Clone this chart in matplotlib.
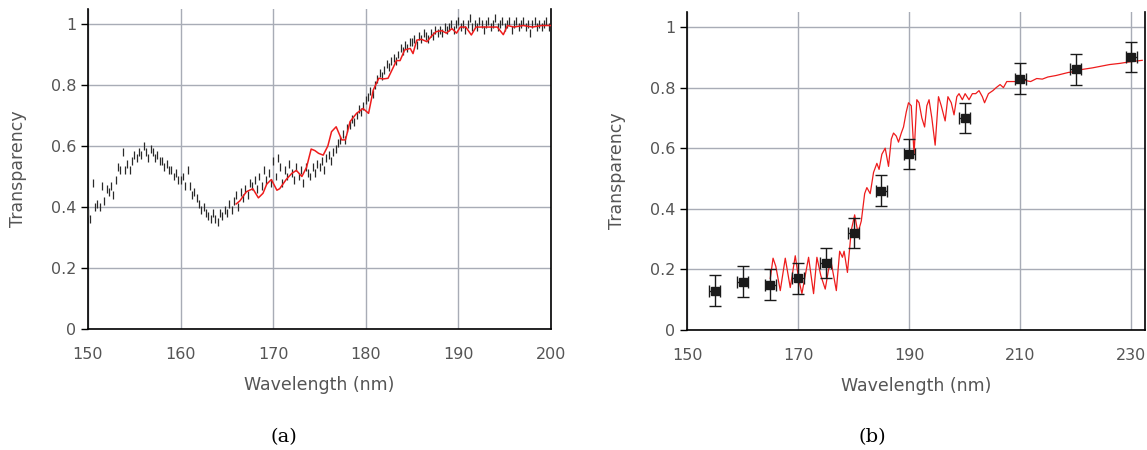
===============
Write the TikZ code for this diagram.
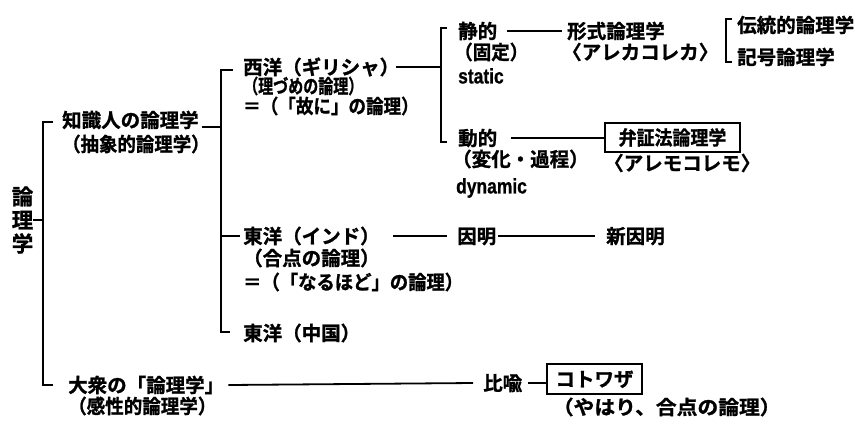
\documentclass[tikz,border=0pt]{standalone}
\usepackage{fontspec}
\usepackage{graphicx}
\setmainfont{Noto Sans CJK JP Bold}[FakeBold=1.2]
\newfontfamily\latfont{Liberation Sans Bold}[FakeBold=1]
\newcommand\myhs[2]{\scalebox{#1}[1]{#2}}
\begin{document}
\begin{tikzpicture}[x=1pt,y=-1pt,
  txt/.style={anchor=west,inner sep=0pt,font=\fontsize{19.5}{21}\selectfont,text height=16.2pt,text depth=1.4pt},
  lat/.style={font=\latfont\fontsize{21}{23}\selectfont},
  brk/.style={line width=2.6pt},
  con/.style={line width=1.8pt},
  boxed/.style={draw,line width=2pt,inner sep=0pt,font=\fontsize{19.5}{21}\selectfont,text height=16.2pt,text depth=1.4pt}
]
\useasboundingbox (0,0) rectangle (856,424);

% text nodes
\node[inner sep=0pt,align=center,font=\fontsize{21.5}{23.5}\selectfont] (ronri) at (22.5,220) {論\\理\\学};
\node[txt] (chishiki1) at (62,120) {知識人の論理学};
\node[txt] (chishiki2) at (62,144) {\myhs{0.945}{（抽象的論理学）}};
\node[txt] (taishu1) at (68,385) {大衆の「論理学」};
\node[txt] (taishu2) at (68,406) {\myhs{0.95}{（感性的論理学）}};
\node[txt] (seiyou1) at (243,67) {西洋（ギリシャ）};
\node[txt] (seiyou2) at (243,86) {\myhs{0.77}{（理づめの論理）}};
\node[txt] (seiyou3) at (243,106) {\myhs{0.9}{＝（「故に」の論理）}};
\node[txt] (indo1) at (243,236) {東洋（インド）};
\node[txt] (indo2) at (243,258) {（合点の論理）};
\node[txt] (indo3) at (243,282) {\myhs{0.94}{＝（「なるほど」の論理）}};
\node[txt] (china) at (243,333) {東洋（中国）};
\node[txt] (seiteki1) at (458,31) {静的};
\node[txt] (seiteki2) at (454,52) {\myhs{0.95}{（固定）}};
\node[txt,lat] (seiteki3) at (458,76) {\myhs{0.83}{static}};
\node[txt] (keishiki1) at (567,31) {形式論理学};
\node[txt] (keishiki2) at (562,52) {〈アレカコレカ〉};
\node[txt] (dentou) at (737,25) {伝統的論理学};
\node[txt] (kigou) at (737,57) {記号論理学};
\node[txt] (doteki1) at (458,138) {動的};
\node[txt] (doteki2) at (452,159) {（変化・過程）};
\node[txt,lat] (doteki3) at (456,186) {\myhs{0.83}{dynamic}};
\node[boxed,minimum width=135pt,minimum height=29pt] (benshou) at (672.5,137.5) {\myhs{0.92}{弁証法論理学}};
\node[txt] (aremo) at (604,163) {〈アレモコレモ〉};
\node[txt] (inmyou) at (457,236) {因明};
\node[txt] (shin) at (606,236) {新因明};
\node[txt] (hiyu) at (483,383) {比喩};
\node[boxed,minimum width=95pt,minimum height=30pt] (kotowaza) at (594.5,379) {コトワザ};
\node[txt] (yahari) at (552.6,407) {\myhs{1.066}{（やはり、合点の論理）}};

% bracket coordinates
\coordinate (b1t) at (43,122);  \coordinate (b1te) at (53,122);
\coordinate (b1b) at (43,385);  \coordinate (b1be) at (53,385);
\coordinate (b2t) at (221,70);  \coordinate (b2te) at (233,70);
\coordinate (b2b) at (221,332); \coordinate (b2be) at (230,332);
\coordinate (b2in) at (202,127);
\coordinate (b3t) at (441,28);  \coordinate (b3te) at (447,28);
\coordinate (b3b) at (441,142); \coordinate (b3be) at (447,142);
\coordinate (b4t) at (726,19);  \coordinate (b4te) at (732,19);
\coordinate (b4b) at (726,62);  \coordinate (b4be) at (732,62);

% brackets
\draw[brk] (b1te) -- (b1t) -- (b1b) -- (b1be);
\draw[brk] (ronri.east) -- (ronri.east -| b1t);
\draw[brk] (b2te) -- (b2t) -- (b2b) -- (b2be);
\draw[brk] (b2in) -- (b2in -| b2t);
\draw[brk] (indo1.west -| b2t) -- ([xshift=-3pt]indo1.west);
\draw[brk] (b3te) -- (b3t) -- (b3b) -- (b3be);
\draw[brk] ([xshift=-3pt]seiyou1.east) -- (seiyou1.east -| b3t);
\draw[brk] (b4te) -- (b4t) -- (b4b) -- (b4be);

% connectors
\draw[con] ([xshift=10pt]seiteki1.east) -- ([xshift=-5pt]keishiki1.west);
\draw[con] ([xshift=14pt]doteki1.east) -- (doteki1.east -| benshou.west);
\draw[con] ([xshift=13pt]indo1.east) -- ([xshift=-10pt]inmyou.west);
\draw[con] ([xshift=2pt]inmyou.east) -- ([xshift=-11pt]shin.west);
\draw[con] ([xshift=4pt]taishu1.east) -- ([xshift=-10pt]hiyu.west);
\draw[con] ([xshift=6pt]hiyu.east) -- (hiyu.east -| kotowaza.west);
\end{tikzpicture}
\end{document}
===============
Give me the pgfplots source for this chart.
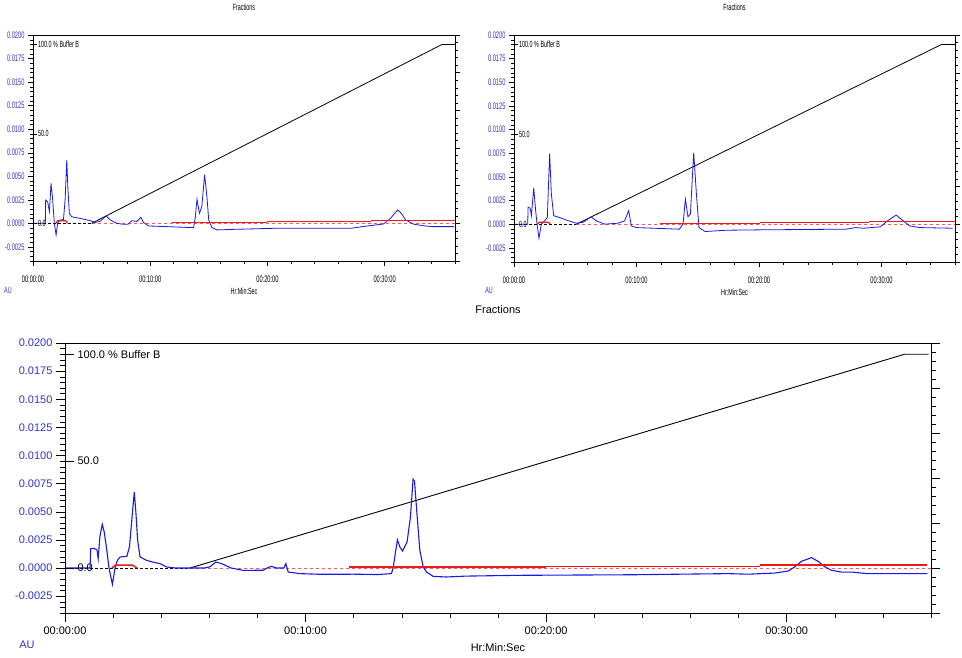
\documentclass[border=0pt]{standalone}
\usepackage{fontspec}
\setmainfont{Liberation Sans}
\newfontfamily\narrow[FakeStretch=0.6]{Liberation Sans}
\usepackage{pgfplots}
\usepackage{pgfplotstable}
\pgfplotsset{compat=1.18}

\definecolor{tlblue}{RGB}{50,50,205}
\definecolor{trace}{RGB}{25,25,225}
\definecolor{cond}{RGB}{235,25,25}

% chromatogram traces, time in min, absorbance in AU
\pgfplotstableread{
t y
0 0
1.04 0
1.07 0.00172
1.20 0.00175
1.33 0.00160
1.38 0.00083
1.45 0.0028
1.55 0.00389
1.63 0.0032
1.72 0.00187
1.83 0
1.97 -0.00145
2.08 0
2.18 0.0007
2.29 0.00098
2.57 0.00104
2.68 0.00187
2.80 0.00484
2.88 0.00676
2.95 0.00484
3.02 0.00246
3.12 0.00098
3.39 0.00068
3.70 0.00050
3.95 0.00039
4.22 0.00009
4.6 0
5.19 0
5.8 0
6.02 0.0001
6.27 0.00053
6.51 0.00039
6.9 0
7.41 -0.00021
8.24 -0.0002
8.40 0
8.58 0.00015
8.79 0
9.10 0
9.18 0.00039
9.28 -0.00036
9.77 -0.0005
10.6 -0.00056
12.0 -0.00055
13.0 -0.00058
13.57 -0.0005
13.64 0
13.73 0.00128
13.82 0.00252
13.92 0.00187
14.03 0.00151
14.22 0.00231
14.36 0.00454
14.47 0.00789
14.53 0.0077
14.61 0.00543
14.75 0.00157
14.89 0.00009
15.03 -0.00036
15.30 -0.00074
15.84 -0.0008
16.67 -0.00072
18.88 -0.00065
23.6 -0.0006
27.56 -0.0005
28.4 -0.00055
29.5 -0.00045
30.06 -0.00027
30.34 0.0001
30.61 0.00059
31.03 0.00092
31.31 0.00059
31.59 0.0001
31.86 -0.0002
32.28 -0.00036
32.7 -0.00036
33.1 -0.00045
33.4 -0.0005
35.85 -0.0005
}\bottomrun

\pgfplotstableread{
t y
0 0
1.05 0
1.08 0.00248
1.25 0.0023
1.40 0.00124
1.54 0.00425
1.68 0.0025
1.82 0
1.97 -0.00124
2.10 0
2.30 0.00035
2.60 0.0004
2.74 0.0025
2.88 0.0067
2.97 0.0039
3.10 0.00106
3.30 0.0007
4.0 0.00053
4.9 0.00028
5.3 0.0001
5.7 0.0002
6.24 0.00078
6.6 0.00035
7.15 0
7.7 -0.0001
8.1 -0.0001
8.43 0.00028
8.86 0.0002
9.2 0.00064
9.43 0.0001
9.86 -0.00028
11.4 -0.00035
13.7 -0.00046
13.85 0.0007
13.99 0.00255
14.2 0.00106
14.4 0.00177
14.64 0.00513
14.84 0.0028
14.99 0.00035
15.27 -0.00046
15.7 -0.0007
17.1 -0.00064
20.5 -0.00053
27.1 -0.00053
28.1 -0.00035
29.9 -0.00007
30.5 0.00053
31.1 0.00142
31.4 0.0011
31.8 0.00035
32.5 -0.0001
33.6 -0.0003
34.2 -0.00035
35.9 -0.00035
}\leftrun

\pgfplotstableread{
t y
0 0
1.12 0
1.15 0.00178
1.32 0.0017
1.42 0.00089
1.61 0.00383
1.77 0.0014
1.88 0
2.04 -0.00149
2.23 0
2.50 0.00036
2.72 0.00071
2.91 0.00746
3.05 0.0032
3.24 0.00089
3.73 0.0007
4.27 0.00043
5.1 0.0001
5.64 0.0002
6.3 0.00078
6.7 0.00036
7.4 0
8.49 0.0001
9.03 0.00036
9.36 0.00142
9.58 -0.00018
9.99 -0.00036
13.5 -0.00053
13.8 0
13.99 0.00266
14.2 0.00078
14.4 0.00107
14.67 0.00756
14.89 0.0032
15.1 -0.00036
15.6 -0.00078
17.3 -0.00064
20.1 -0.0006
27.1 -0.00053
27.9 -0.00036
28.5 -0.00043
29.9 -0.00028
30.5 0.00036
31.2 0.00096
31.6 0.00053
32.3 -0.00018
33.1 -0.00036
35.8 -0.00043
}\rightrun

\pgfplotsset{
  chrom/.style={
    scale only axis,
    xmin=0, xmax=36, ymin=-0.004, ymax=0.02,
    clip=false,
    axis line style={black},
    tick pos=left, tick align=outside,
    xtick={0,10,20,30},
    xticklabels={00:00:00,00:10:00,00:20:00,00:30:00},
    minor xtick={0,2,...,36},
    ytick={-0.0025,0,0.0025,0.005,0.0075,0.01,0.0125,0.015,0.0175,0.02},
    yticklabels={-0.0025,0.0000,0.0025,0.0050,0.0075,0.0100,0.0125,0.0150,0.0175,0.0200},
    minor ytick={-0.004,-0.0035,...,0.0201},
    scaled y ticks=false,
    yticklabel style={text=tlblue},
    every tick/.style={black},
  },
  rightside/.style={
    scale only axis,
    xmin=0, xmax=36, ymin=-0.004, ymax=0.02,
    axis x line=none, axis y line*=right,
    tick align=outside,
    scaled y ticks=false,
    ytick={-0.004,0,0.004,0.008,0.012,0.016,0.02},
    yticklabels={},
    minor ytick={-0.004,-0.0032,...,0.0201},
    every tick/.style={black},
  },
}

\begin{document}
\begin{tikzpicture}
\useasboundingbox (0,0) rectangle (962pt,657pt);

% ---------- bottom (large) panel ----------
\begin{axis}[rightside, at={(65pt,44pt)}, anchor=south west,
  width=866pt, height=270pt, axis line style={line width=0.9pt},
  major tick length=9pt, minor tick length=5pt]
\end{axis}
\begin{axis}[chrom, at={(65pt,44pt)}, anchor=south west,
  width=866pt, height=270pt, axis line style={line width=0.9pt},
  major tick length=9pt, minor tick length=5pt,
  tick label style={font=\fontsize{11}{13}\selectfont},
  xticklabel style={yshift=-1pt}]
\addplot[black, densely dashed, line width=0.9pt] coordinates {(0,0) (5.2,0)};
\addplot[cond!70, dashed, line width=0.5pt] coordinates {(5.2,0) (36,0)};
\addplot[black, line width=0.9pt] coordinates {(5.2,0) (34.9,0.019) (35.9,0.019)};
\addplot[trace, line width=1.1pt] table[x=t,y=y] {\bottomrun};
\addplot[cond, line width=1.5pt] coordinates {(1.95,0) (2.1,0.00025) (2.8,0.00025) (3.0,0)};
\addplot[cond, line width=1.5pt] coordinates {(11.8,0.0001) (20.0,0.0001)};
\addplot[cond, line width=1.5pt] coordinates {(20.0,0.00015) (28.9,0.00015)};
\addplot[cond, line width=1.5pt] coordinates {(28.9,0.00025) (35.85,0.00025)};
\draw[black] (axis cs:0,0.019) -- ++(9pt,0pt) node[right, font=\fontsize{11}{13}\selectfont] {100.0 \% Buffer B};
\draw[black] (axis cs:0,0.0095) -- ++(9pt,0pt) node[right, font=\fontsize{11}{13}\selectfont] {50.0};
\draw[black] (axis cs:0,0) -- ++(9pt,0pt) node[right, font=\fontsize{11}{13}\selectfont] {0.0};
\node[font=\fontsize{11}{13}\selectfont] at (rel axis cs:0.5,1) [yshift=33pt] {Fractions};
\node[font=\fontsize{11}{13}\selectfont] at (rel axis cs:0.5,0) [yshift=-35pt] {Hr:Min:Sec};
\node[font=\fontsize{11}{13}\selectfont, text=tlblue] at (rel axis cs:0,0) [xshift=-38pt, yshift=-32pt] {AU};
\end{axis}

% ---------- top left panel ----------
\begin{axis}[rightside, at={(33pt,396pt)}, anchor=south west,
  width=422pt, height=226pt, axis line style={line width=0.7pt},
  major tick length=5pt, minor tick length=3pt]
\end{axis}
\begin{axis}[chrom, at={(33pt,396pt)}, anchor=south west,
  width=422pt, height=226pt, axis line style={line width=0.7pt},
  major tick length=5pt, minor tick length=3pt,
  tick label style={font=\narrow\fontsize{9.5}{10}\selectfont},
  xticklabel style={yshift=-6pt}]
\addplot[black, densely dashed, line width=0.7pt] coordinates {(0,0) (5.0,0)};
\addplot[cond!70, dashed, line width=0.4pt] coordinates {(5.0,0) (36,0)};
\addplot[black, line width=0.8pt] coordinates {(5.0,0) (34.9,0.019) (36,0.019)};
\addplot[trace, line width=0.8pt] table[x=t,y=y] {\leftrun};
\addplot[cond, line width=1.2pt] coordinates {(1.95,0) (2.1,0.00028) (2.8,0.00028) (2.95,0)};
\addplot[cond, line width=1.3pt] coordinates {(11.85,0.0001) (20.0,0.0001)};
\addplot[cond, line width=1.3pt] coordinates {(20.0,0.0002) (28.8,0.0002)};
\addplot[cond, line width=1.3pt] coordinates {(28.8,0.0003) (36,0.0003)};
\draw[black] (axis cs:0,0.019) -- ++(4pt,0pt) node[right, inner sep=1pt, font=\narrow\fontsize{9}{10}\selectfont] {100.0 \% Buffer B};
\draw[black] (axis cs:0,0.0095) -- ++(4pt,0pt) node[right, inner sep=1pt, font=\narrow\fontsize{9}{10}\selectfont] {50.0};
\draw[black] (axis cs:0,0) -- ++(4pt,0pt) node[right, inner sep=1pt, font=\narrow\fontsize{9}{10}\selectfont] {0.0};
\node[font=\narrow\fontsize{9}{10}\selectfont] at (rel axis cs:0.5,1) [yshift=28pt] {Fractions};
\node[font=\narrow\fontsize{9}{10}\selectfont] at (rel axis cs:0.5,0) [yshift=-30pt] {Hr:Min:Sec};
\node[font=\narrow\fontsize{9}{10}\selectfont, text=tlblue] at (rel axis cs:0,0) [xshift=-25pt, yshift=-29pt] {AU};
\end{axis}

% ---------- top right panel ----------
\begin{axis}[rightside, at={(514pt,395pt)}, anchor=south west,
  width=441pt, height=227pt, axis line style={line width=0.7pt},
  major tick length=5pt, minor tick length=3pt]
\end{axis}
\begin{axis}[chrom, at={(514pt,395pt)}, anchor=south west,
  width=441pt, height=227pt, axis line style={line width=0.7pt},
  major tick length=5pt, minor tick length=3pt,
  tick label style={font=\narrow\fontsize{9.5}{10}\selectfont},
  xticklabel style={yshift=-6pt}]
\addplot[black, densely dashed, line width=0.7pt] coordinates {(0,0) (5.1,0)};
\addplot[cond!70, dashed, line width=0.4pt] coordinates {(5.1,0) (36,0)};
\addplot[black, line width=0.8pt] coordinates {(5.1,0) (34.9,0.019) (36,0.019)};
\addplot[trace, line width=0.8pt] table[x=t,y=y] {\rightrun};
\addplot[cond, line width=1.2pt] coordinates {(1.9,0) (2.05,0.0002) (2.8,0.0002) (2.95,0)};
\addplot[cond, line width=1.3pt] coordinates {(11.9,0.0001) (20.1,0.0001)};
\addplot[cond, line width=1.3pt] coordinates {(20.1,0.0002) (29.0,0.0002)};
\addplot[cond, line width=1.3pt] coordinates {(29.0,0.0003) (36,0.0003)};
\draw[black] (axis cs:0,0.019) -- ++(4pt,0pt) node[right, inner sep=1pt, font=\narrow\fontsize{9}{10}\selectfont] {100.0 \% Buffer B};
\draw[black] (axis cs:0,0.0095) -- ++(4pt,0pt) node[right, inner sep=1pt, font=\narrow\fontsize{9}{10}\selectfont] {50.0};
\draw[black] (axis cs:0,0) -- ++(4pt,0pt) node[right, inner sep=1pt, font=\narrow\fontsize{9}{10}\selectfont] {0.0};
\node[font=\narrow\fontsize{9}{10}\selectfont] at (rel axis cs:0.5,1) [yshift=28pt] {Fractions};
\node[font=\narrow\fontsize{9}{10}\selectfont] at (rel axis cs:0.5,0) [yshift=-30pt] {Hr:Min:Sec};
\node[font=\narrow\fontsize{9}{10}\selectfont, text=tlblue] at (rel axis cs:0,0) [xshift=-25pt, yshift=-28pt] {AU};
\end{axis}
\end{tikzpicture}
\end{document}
===============
**WHAT TO PRODUCE:** Begin at the line containing "Write the TikZ code for this diagram.", end at the line containing "(0,0) rectangle (856,424);", and copy those lines word for word, both included. Skip pictures.

**TASK OUTPUT:**
Write the TikZ code for this diagram.
\documentclass[tikz,border=0pt]{standalone}
\usepackage{fontspec}
\usepackage{graphicx}
\setmainfont{Noto Sans CJK JP Bold}[FakeBold=1.2]
\newfontfamily\latfont{Liberation Sans Bold}[FakeBold=1]
\newcommand\myhs[2]{\scalebox{#1}[1]{#2}}
\begin{document}
\begin{tikzpicture}[x=1pt,y=-1pt,
  txt/.style={anchor=west,inner sep=0pt,font=\fontsize{19.5}{21}\selectfont,text height=16.2pt,text depth=1.4pt},
  lat/.style={font=\latfont\fontsize{21}{23}\selectfont},
  brk/.style={line width=2.6pt},
  con/.style={line width=1.8pt},
  boxed/.style={draw,line width=2pt,inner sep=0pt,font=\fontsize{19.5}{21}\selectfont,text height=16.2pt,text depth=1.4pt}
]
\useasboundingbox (0,0) rectangle (856,424);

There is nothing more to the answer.